It sounds as if you need to learn a little more theory -- a musical phrase can have a mixture of note lengths, and an unchanging tempo.
A metronome provides you with a regular pulse. You are not necessarily expected to play a note on each tick, and often you'll also want to play notes in-between ticks.
As a simple example, if you set the metronome to tick on quarter notes, and the phrase you're practising starts with two eighth notes, then you would play the first eighth note on a tick, and the second eighth note halfway between that and the next tick.
Three ways in which a metronome can help with practice:
Improving your basic rhythm
It's easy for beginners to fall into the trap of just trying to get the notes out in the right order, speeding up for the easy bits, slowing down for the difficult bits. Practising with a metronome helps train yourself to maintain a tempo.
There's nothing wrong with expressive tempo changes, of course. In some styles of music, it's important to slow down and speed up, for expression. But that's not the same as speeding up for the easy bits and slowing down for the hard bits (indeed, a great musician will often slow down to coax more feel out of the "slow" parts of the music, and speed up to get maximum effect from the lively parts).
Building up to playing complex parts at fast tempos
A good way to learn complex parts, is to learn them at a slow tempo, then incrementally increase the tempo.
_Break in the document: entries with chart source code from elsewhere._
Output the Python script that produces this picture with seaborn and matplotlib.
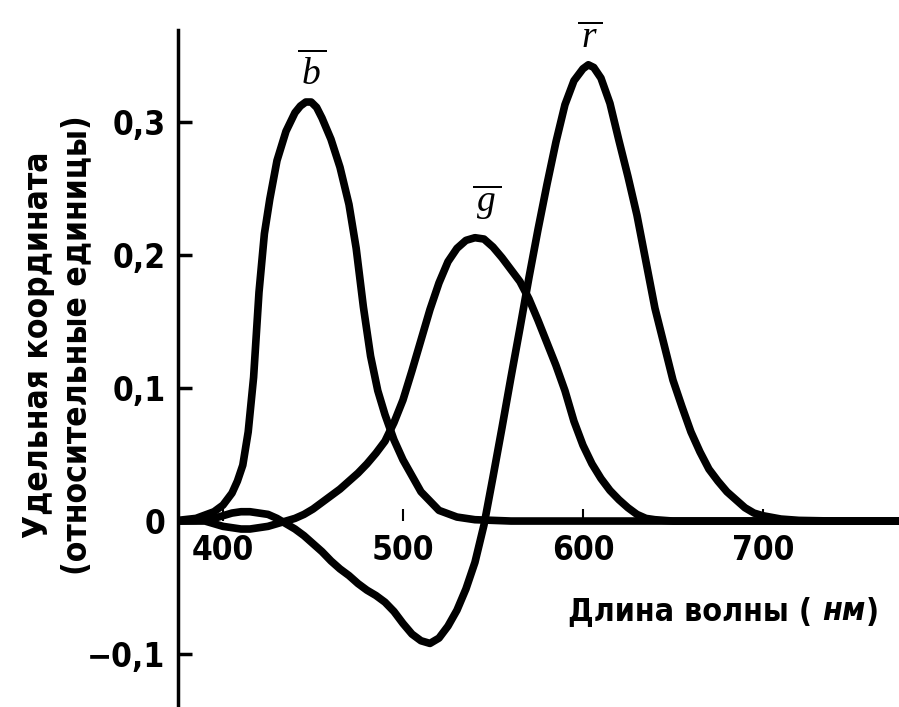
import numpy as np
import pandas as pd
import matplotlib
matplotlib.use('Agg')
import matplotlib.pyplot as plt
import seaborn as sns
from matplotlib.offsetbox import TextArea, HPacker, AnchoredOffsetbox

# values (wavelength in nm, relative units)
b_wl = [375, 385, 395, 400, 405, 408, 411, 414, 417, 420, 423, 426, 430, 435, 440, 443,
        446, 449, 452, 455, 460, 465, 470, 474, 478, 482, 486, 490, 495, 500, 505, 510,
        520, 530, 540, 560, 600, 700, 780]
b_val = [0.0005, 0.002, 0.007, 0.012, 0.021, 0.030, 0.042, 0.067, 0.108, 0.172, 0.216,
         0.242, 0.271, 0.293, 0.307, 0.312, 0.315, 0.315, 0.311, 0.303, 0.287, 0.266,
         0.238, 0.205, 0.161, 0.124, 0.098, 0.080, 0.061, 0.046, 0.034, 0.022, 0.008,
         0.003, 0.001, 0.0, 0.0, 0.0, 0.0]

g_wl = [375, 390, 395, 400, 405, 410, 415, 420, 425, 430, 435, 440, 445, 450, 455, 460,
        465, 470, 475, 480, 485, 490, 495, 500, 505, 510, 515, 520, 525, 530, 535, 540,
        545, 550, 555, 560, 565, 570, 575, 580, 585, 590, 595, 600, 605, 610, 615, 620,
        625, 630, 635, 640, 650, 700, 780]
g_val = [0.0, 0.0, -0.002, -0.004, -0.005, -0.006, -0.006, -0.005, -0.004, -0.002, 0.0,
         0.002, 0.005, 0.009, 0.014, 0.019, 0.024, 0.030, 0.036, 0.043, 0.051, 0.060,
         0.074, 0.091, 0.113, 0.136, 0.159, 0.179, 0.195, 0.205, 0.211, 0.213, 0.212,
         0.206, 0.198, 0.189, 0.180, 0.167, 0.151, 0.134, 0.117, 0.098, 0.075, 0.057,
         0.043, 0.032, 0.023, 0.016, 0.010, 0.005, 0.002, 0.001, 0.0, 0.0, 0.0]

r_wl = [375, 385, 395, 400, 405, 410, 415, 420, 425, 430, 435, 440, 445, 450, 455, 460,
        465, 470, 475, 480, 485, 490, 495, 500, 505, 510, 515, 520, 525, 530, 535, 540,
        545, 550, 555, 560, 565, 570, 575, 580, 585, 590, 595, 600, 603, 606, 610, 615,
        620, 625, 630, 635, 640, 645, 650, 655, 660, 665, 670, 675, 680, 685, 690, 695,
        700, 710, 720, 740, 780]
r_val = [0.0, 0.0005, 0.002, 0.004, 0.006, 0.007, 0.007, 0.006, 0.005, 0.002, -0.002,
         -0.006, -0.011, -0.017, -0.023, -0.030, -0.036, -0.041, -0.047, -0.052, -0.056,
         -0.061, -0.068, -0.077, -0.085, -0.090, -0.092, -0.088, -0.079, -0.067, -0.051,
         -0.031, -0.003, 0.033, 0.070, 0.108, 0.145, 0.183, 0.219, 0.253, 0.285, 0.313,
         0.331, 0.340, 0.343, 0.341, 0.333, 0.314, 0.286, 0.259, 0.230, 0.195, 0.160,
         0.133, 0.106, 0.086, 0.067, 0.052, 0.039, 0.030, 0.022, 0.016, 0.010, 0.006,
         0.004, 0.0015, 0.0005, 0.0, 0.0]

xticks = [400, 500, 600, 700]
xtick_labels = ['400', '500', '600', '700']
yticks = [-0.1, 0, 0.1, 0.2, 0.3]
ytick_labels = ['\u22120,1', '0', '0,1', '0,2', '0,3']

sns.set_theme(style='white')
plt.rcParams['font.family'] = ['Liberation Sans Narrow', 'DejaVu Sans']
plt.rcParams['font.stretch'] = 'condensed'
plt.rcParams['mathtext.fontset'] = 'custom'
plt.rcParams['mathtext.it'] = 'Liberation Serif:italic'
plt.rcParams['mathtext.rm'] = 'Liberation Serif'

fig = plt.figure(figsize=(8.99, 7.07), dpi=100)
ax = fig.add_axes([178 / 899, 0, 721 / 899, 1])

for wl, val in [(b_wl, b_val), (g_wl, g_val), (r_wl, r_val)]:
    sns.lineplot(x=wl, y=val, ax=ax, color='black', lw=5.5, estimator=None, sort=False,
                 solid_capstyle='round', solid_joinstyle='round')

ax.set_xlim(375, 775.6)
ax.set_ylim(-0.1398, 0.3917)

for s in ['top', 'right']:
    ax.spines[s].set_visible(False)
ax.spines['left'].set_linewidth(2.5)
ax.spines['left'].set_color('black')
ax.spines['left'].set_bounds(-0.14, 0.369)
ax.spines['bottom'].set_position(('data', 0))
ax.spines['bottom'].set_visible(False)

ax.set_xticks(xticks)
ax.set_xticklabels(xtick_labels)
ax.set_yticks(yticks)
ax.set_yticklabels(ytick_labels)
ax.tick_params(axis='x', direction='in', length=9, width=1.5, pad=9, labelsize=24,
               colors='black', bottom=True)
ax.tick_params(axis='y', direction='in', length=10, width=2.5, pad=9, labelsize=24,
               colors='black', left=True)
for lab in ax.get_xticklabels() + ax.get_yticklabels():
    lab.set_fontweight('bold')

ax.set_xlabel('')
ax.set_ylabel('')

# curve names
ax.text(449.5, 0.328, r'$\overline{\,b\,}$', ha='center', va='baseline', fontsize=27,
        color='black')
ax.text(546.5, 0.232, r'$\overline{\,g\,}$', ha='center', va='baseline', fontsize=27,
        color='black')
ax.text(604, 0.356, r'$\overline{\,r\,}$', ha='center', va='baseline', fontsize=27,
        color='black')

# y label, two lines
fig.text(58 / 899, 1 - 345 / 707, 'Удельная координата\n(относительные единицы)',
         rotation=90, ha='center', va='center', multialignment='center',
         fontsize=24, fontweight='bold', linespacing=1.2, color='black')

# x label with italic units
tp = dict(fontsize=23, fontweight='bold', color='black')
box = HPacker(children=[TextArea('Длина волны ( ', textprops=tp),
                        TextArea('нм', textprops=dict(tp, fontstyle='italic')),
                        TextArea(')', textprops=tp)],
              align='baseline', pad=0, sep=0)
anch = AnchoredOffsetbox(loc='center left', child=box, pad=0, borderpad=0, frameon=False,
                         bbox_to_anchor=(568 / 899, 1 - 612 / 707),
                         bbox_transform=fig.transFigure)
fig.add_artist(anch)

fig.savefig('out.png', dpi=100, facecolor='white')
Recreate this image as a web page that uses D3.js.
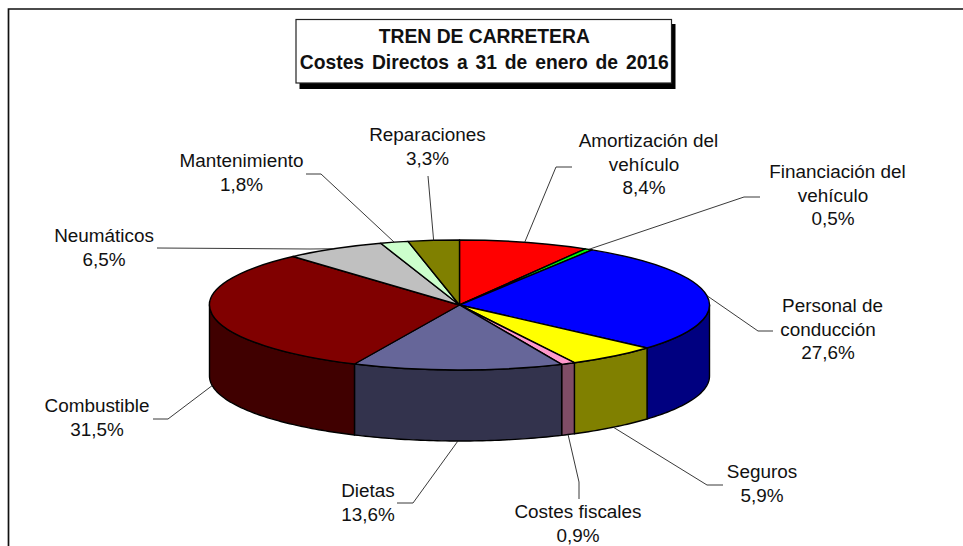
<!DOCTYPE html>
<html><head><meta charset="utf-8">
<script src="https://cdn.jsdelivr.net/npm/d3@7/dist/d3.min.js"></script>
<style>html,body{margin:0;padding:0;background:#fff}svg{display:block}text{font-family:"Liberation Sans",Arial,sans-serif;fill:#111}</style>
</head><body><svg id="c" width="963" height="546"></svg>
<script>
const categories=["Amortización del vehículo","Financiación del vehículo","Personal de conducción","Seguros","Costes fiscales","Dietas","Combustible","Neumáticos","Mantenimiento","Reparaciones"];
const values=[8.4,0.5,27.6,5.9,0.9,13.6,31.5,6.5,1.8,3.3];
const valueLabels=["8,4%","0,5%","27,6%","5,9%","0,9%","13,6%","31,5%","6,5%","1,8%","3,3%"];
const titleLines=["TREN DE CARRETERA","Costes Directos a 31 de enero de 2016"];
const labelLines=[["Amortización del","vehículo"],["Financiación del","vehículo"],["Personal de","conducción"],["Seguros"],["Costes fiscales"],["Dietas"],["Combustible"],["Neumáticos"],["Mantenimiento"],["Reparaciones"]];
const topColors=["#ff0000","#00ff00","#0000ff","#ffff00","#ff99cc","#666699","#800000","#c0c0c0","#ccffcc","#808000"];
const sideColors=["#800000","#008000","#000080","#808000","#804d66","#33334d","#400000","#606060","#668066","#404000"];
// layout of the labels (centre x, first baseline) and leader elbows, in pixels
const labelPos=[[644,147],[833,178],[828,312],[762,478],[578,518.3],[368,497],[97,412],[104,242],[241.5,167],[427.5,141]];
const leaderMid=[[556,167],[744,197],[758,331],[707,485],[579,482],[413,503],[168,419],[310,249],[321,174],[428,176]];
const leaderEnd=[[572,167],[760,197],[773,331],[723,485],[579,499],[397,503],[153,419],[157,248],[306,174],[428,176]];

const W=963,H=546,cx=459.5,cy=305,rx=250,ry=65,depth=71;
const svg=d3.select("#c");
const x=d3.scaleLinear().domain([-1,1]).range([cx-rx,cx+rx]);
const y=d3.scaleLinear().domain([-1,1]).range([cy-ry,cy+ry]);
const ptx=a=>x(Math.sin(a)),pty=a=>y(-Math.cos(a));
const arcs=d3.pie().sort(null).value(d=>d)(values);
const PI=Math.PI;

// frame
svg.append("path").attr("d",`M${W},9H8.5V${H}`).attr("fill","none").attr("stroke","#111").attr("stroke-width",1.7);

// walls
const wall=d3.area().x(ptx).y0(pty).y1(a=>pty(a)+depth);
arcs.forEach((d,i)=>{
  const a0=Math.max(d.startAngle,PI/2),a1=Math.min(d.endAngle,3*PI/2);
  if(a1<=a0)return;
  const n=Math.max(2,Math.ceil((a1-a0)*60));
  const ang=d3.range(n+1).map(k=>a0+(a1-a0)*k/n);
  svg.append("path").attr("d",wall(ang)).attr("fill",sideColors[i]).attr("stroke","#000").attr("stroke-width",1.4).attr("stroke-linejoin","round");
});
// top face
const arc=d3.arc().innerRadius(0).outerRadius(rx);
const topFace=svg.append("g").attr("transform",`translate(${cx},${cy}) scale(1,${ry/rx})`);
topFace.selectAll("path").data(arcs).join("path").attr("d",arc)
  .attr("fill",(d,i)=>topColors[i]).attr("stroke","#000").attr("stroke-width",1.4)
  .attr("vector-effect","non-scaling-stroke").attr("stroke-linejoin","round");

// leaders
arcs.forEach((d,i)=>{
  const m=(d.startAngle+d.endAngle)/2;
  const front=Math.cos(m)<0;
  const sx=ptx(m),sy=pty(m)+(front?depth:0);
  svg.append("polyline").attr("points",[[sx,sy],leaderMid[i],leaderEnd[i]].join(" "))
    .attr("fill","none").attr("stroke","#222").attr("stroke-width",0.9);
});
// labels
const fs=18.9,lh=23.6;
categories.forEach((c,i)=>{
  const lines=labelLines[i].concat(valueLabels[i]);
  const t=svg.append("text").attr("text-anchor","middle").attr("font-size",fs);
  lines.forEach((l,k)=>t.append("tspan")
    .attr("x",labelPos[i][0]+(lines.length>2&&k===0?4.5:0))
    .attr("y",labelPos[i][1]+k*lh).text(l));
});
// title
svg.append("rect").attr("x",299.5).attr("y",24).attr("width",376).attr("height",65).attr("fill","#000");
svg.append("rect").attr("x",296).attr("y",19.5).attr("width",375.5).attr("height",63.5).attr("fill","#fff").attr("stroke","#222").attr("stroke-width",1.2);
titleLines.forEach((l,k)=>svg.append("text").attr("x",484.3).attr("y",43.3+k*26).attr("text-anchor","middle").attr("font-size",19.3).attr("font-weight","bold").attr("fill","#000").attr("word-spacing",k?2.5:0).text(l));
</script></body></html>
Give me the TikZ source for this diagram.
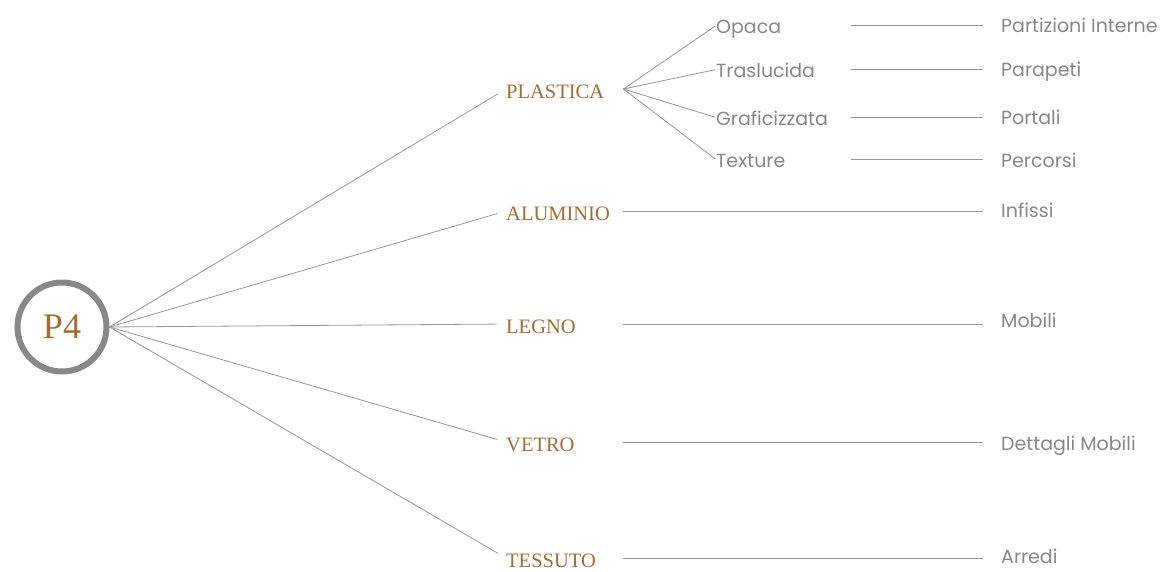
\documentclass[tikz,border=0pt]{standalone}
\usepackage{fontspec}
\setmainfont{Liberation Serif}
\newfontfamily\subfont{Poppins}
\usetikzlibrary{positioning}
\definecolor{bronzo}{RGB}{163,108,52}
\definecolor{grigio}{RGB}{135,135,135}
\definecolor{linea}{RGB}{150,150,150}
\definecolor{anello}{RGB}{136,136,136}

\begin{document}
\begin{tikzpicture}[x=1pt,y=-1pt,
    materiale/.style={anchor=base west,inner sep=0pt,text width=117pt,text height=18pt,text depth=0pt,
        text=bronzo,font=\fontsize{20.5}{20.5}\selectfont},
    tipo/.style={anchor=base west,inner sep=0pt,text width=135pt,text height=15pt,text depth=0pt,
        text=grigio,font=\subfont\fontsize{19}{19}\selectfont},
    uso/.style={anchor=base west,inner sep=0pt,text height=15pt,text depth=0pt,
        text=grigio,font=\subfont\fontsize{19}{19}\selectfont},
    ramo/.style={draw=linea,line width=0.8pt}]
    % Frame of the page:
    \useasboundingbox (0,0) rectangle (1164,571);

    % Centre: the ring with its label
    \node [circle,draw=anello,line width=6pt,minimum size=89pt,inner sep=0pt,
        text=bronzo,font=\fontsize{36}{36}\selectfont] (p4) at (62,327) {P4};

    % Materials:
    \node [materiale] (plastica) at (506,98)  {PLASTICA};
    \node [materiale] (alluminio) at (506,220) {ALUMINIO};
    \node [materiale] (legno)    at (506,333) {LEGNO};
    \node [materiale] (vetro)    at (506,451) {VETRO};
    \node [materiale] (tessuto)  at (506,567) {TESSUTO};

    % Kinds of plastic:
    \node [tipo] (opaca)       at (716,33)  {Opaca};
    \node [tipo] (traslucida)  at (716,77)  {Traslucida};
    \node [tipo] (graficizzata) at (716,125) {Graficizzata};
    \node [tipo] (texture)     at (716,167) {Texture};

    % Uses, on the right:
    \node [uso] (partizioni) at (1001,32)  {Partizioni Interne};
    \node [uso] (parapetti)  at (1001,76)  {Parapeti};
    \node [uso] (portali)    at (1001,124) {Portali};
    \node [uso] (percorsi)   at (1001,167) {Percorsi};
    \node [uso] (infissi)    at (1001,217) {Infissi};
    \node [uso] (mobili)     at (1001,327) {Mobili};
    \node [uso] (dettagli)   at (1001,450) {Dettagli Mobili};
    \node [uso] (arredi)     at (1001,563) {Arredi};

    % Branches from the ring to each material:
    \foreach \m in {plastica,alluminio,legno,vetro,tessuto}
        \draw [ramo,shorten >=9pt] (p4.east) -- (\m.west);

    % Fan of PLASTICA:
    \foreach \t in {opaca,traslucida,graficizzata,texture}
        \draw [ramo,shorten >=1pt] (plastica.east) -- (\t.west);

    % Straight lines towards the uses (kept level with the left end):
    \foreach \a/\b in {opaca/partizioni,traslucida/parapetti,graficizzata/portali,texture/percorsi,
        alluminio/infissi,legno/mobili,vetro/dettagli,tessuto/arredi}
        \draw [ramo,shorten >=18pt] (\a.east) -- (\a.east -| \b.west);
\end{tikzpicture}
\end{document}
There are two challenges here:
- The temptation to go too fast, when we're supposed to be practising slow.
- The tendency to slow down for the fiddly part, without realising it.
Following a metronome helps with both of these.
Improving your "internal metronome"
One great exercise, for testing and improving your innate sense of rhythm and tempo, is to keep halving the tempo of the metronome, while playing your part at the same tempo.
So, if you're practising something at 120bpm, start the metronome at 120bpm. You get a tick every beat. Get comfortable playing a part over that. It should be pretty easy.
Then set the metronome to 60bpm. Now you get a tick for the first and third beat of every bar, but you have to "feel" the second and fourth beats. Keep playing. It should still be quite easy.
Then set the metronome to 30bpm. Now you only get a tick on the first beat of each bar. You have to concentrate harder to keep to the rhythm. Your challenge is to stay in synch, so the metronome tick continues to coincide with your playing. If your metronome has slow enough settings, you can have one tick every two bars, or every four bars - and if you can stay in synch with that, you're good.
This exercise makes good use of a metronome, while getting away from the robotic feel that some people fear from metronomes.
You can also practice with drum machines, for something with more feel than a metronome.